Es hätte ein interessanter Fall vor dem EuG werden können: die Nichtigkeitsklage der polnischen Telekom-Regulierungsbehörde (Prezes Urzędu Komunikacji Elektronicznej / Präsident des Amtes für elektronische Kommunikation) gegen den Veto-Beschluss der Kommission in einem Verfahren nach Artikel 7 der RahmenRL (PL/2010/1019-1020; inhaltlich betraf der Streit die Marktabgrenzung im "nationalen Vorleistungsmarkt für den Austausch von IP-Datenverkehr" [IP-Peering bzw. IP-Transit]).
Doch das EuG wird sich mit den in der Klage aufgeworfenen Fragen nach den Aufgaben und Befugnissen der Kommission im Rahmen des Art 7-Verfahrens, insbesondere auch mit dem Überprüfungs- bzw Beurteilungsmaßstab, nun doch nicht beschäftigen müssen, zumindest nicht in diesem Fall. Denn obwohl sich Prozessparteien vor dem EuG - außer Mitgliedstaaten und Einrichtungen der Union - anwaltlich vertreten lassen müssen, hatte sich der Präsident des UKE bei Klagseinbringung durch zwei polnische Anwältinnen vertreten lassen, die in einem Anstellungsverhältnisses zum UKE standen und denen damit die für Vertreter von Prozessparteien erforderliche Unabhängigkeit fehlte. Mit Beschluss vom 23.5.2011, T-226/10, UKE, wurde die Klage daher vom EuG als unzulässig zurückgewiesen.

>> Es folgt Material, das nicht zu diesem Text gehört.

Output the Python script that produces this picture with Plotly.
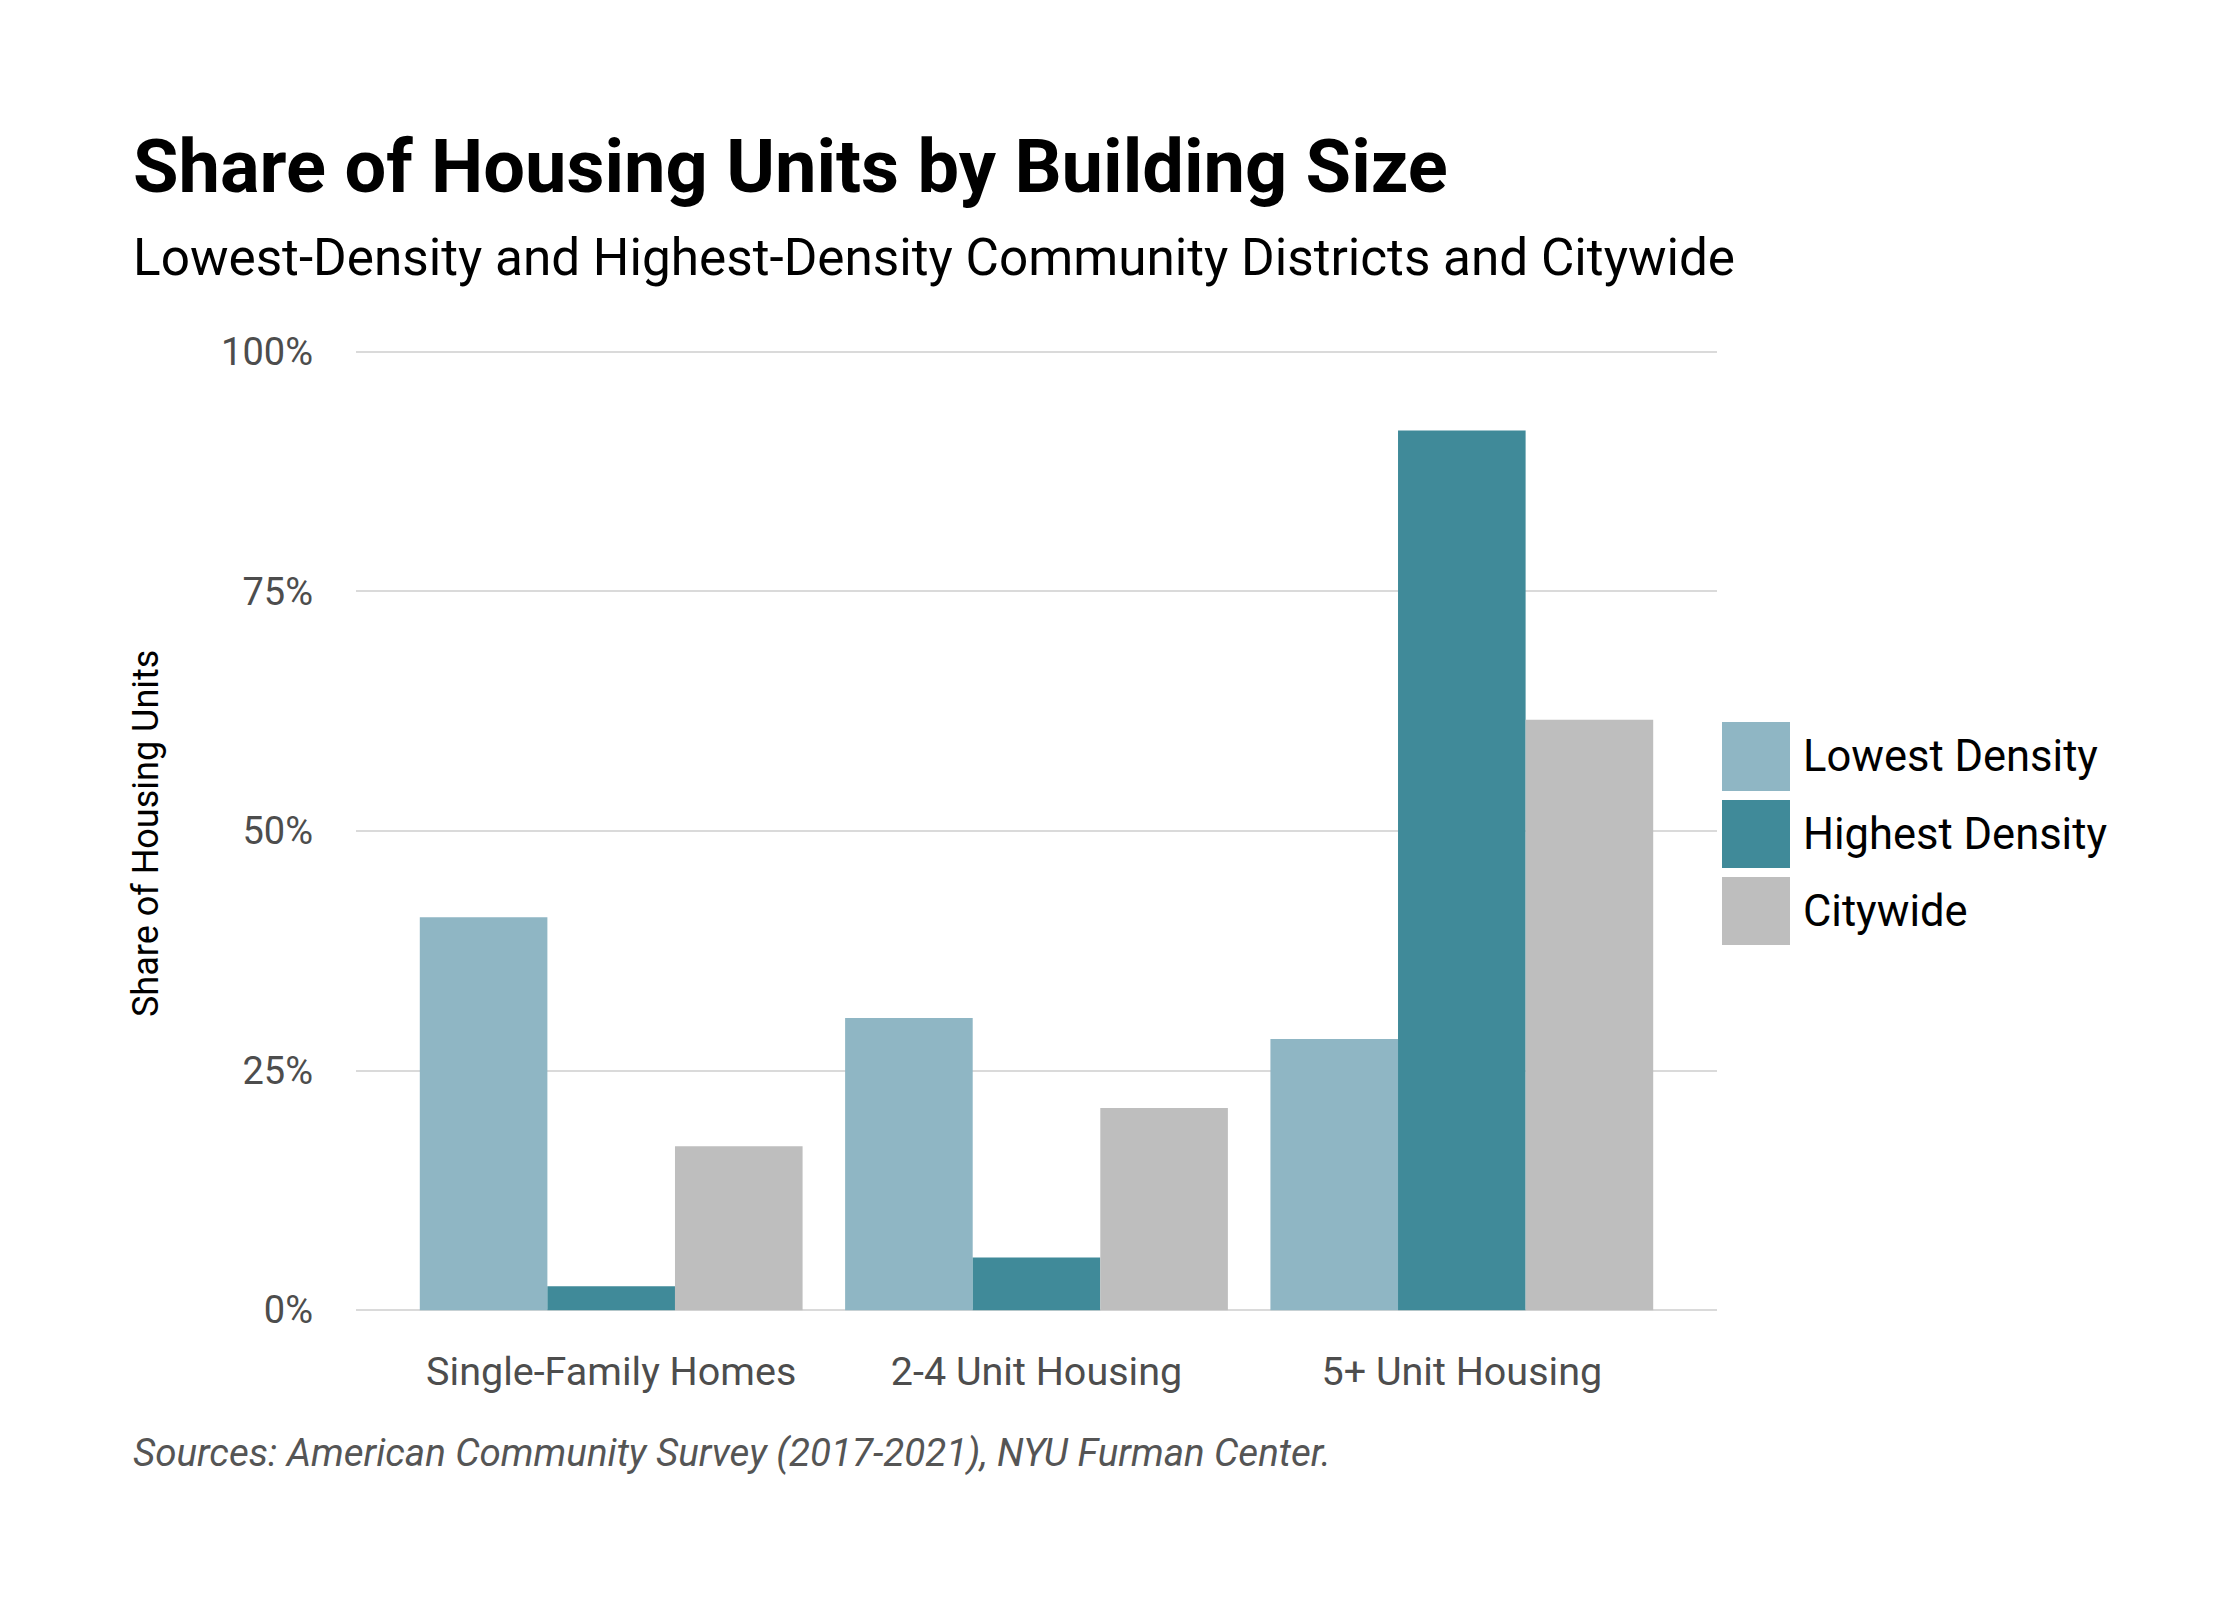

Das Gericht bezieht sich in seinem Beschluss im Wesentlichen auf seinen Beschluss in der Rechtssache T-94/07, EREF (dort betraf es einen Verein, dessen Vorsitzende nicht zugleich als Anwältin des Vereins diesen vertreten konnte) sowie auf das Urteil des EuGH in der Rechtssache C-550/07 P, Akzo (dort ging es um die Reichweite des "Anwaltsprivilegs", des Schutzes der Kommunikation zwischen Anwalt und Mandant, vor Beschlagnahme durch die Kommission im Wettbewerbsverfahren; dieses legal privilege wurde vom EuGH für Syndikusanwälte ["in-house counsel"] verneint).
Auch im nun entschiedenen Fall T-226/10, UKE, betont das EuG die "Funktion des Anwalts als eines Mitgestalters der Rechtspflege [...], der in völliger Unabhängigkeit und in deren vorrangigem Interesse dem Mandanten die rechtliche Unterstützung zu gewähren hat, die dieser benötigt." Dass im konkreten Fall kein direktes Beschäftigungsverhältnis zum Präsidenten des UKE (der als Regulierungsbehörde benannt ist) und den Anwältinnen bestand (die dem Generaldirektor unterstellt sind), änderte daran nichts.
Update 10.10.2011: der Präsident des UKE hat - ebenso wie die Republik Polen - Rechtsmittel an den EuGH erhoben, anhängig zu C-422/11 P Prezes Urzędu Komunikacji Elektronicznej / Kommission bzw zu C-423/11 Polen / Kommission.
Update 06.09.2012: Der EuGH hat mit Urteil vom 06.09.2012 die Rechtsmittel zurückgewiesen (siehe dazu hier, gegen Ende).